___ Supplied information ___

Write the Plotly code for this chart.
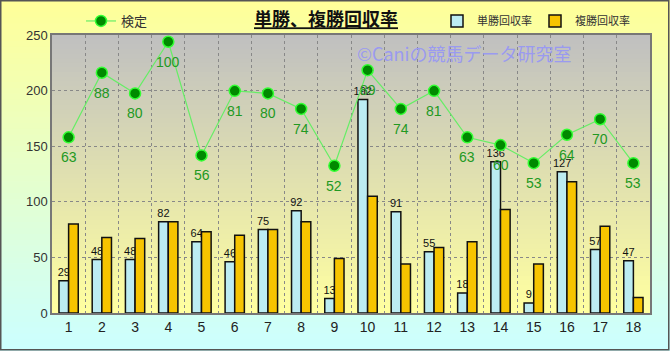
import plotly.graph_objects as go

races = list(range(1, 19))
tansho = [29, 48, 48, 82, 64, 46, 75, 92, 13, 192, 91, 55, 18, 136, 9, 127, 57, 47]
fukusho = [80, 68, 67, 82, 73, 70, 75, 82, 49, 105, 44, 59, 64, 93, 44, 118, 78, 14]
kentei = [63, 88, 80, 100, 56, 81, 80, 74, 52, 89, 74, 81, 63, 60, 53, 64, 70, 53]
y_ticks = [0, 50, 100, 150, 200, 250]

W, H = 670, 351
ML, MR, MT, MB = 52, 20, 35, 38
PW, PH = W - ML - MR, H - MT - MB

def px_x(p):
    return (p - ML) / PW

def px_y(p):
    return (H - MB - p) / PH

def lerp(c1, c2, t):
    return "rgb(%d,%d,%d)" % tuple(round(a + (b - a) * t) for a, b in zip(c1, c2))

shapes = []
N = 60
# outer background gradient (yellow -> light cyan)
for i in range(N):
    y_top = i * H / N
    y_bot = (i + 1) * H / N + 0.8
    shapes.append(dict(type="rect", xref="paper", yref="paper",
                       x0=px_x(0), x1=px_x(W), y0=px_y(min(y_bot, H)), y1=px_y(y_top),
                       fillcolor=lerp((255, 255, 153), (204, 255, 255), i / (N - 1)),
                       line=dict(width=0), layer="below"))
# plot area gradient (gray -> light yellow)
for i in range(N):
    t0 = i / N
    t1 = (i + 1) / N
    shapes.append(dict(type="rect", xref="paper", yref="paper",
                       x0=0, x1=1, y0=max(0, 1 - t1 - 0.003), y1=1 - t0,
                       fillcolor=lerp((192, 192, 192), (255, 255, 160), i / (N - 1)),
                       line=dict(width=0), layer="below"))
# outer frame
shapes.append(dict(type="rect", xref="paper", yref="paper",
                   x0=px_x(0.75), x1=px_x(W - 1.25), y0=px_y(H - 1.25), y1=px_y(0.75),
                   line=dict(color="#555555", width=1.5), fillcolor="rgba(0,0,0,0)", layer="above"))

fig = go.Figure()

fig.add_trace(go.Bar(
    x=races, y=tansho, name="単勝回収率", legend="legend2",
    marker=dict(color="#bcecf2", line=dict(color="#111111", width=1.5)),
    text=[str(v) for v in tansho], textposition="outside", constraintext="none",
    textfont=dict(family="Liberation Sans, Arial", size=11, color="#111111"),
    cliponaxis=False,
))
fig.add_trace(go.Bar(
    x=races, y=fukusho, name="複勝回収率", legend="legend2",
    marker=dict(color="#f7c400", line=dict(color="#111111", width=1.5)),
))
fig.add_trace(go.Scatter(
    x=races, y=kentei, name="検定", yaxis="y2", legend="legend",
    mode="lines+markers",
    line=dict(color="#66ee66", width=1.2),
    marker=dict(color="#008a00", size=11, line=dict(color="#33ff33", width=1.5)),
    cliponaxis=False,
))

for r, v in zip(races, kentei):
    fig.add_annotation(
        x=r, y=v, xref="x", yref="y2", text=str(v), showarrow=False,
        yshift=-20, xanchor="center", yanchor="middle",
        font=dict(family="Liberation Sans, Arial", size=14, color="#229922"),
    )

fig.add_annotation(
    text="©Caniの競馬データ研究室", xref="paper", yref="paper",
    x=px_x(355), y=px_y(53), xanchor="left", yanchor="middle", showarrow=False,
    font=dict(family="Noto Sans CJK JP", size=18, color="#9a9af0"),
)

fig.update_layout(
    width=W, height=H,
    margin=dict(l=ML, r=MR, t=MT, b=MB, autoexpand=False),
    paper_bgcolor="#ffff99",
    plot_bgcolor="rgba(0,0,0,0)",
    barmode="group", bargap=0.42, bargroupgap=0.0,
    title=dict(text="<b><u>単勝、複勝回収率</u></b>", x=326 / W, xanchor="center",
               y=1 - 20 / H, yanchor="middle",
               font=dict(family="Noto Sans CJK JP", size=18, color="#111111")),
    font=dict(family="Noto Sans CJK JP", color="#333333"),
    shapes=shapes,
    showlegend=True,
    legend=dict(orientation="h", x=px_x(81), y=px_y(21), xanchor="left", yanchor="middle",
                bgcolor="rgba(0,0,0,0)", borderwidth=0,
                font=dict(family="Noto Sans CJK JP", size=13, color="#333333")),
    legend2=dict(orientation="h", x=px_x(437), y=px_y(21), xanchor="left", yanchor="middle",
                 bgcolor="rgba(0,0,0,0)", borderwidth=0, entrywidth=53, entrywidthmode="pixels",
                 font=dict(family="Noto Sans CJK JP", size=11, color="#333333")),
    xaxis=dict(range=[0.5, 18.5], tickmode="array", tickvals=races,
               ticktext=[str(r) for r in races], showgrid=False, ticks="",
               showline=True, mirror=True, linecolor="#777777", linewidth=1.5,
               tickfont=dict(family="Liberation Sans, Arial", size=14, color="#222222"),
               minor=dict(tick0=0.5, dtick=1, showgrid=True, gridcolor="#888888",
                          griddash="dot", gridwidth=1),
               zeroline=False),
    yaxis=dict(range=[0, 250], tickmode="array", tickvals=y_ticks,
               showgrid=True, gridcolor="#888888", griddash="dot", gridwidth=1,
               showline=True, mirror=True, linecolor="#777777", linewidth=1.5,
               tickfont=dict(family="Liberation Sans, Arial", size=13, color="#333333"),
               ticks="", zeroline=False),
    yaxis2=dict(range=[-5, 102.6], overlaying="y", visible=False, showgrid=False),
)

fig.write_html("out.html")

___

▶ _Work to be completed_
Look at the listing and set down only the lines from its start through the line with "import plotly.graph_objects as go", word for word and without pictures.

▶ _Output_
Write the Plotly code for this chart.
import plotly.graph_objects as go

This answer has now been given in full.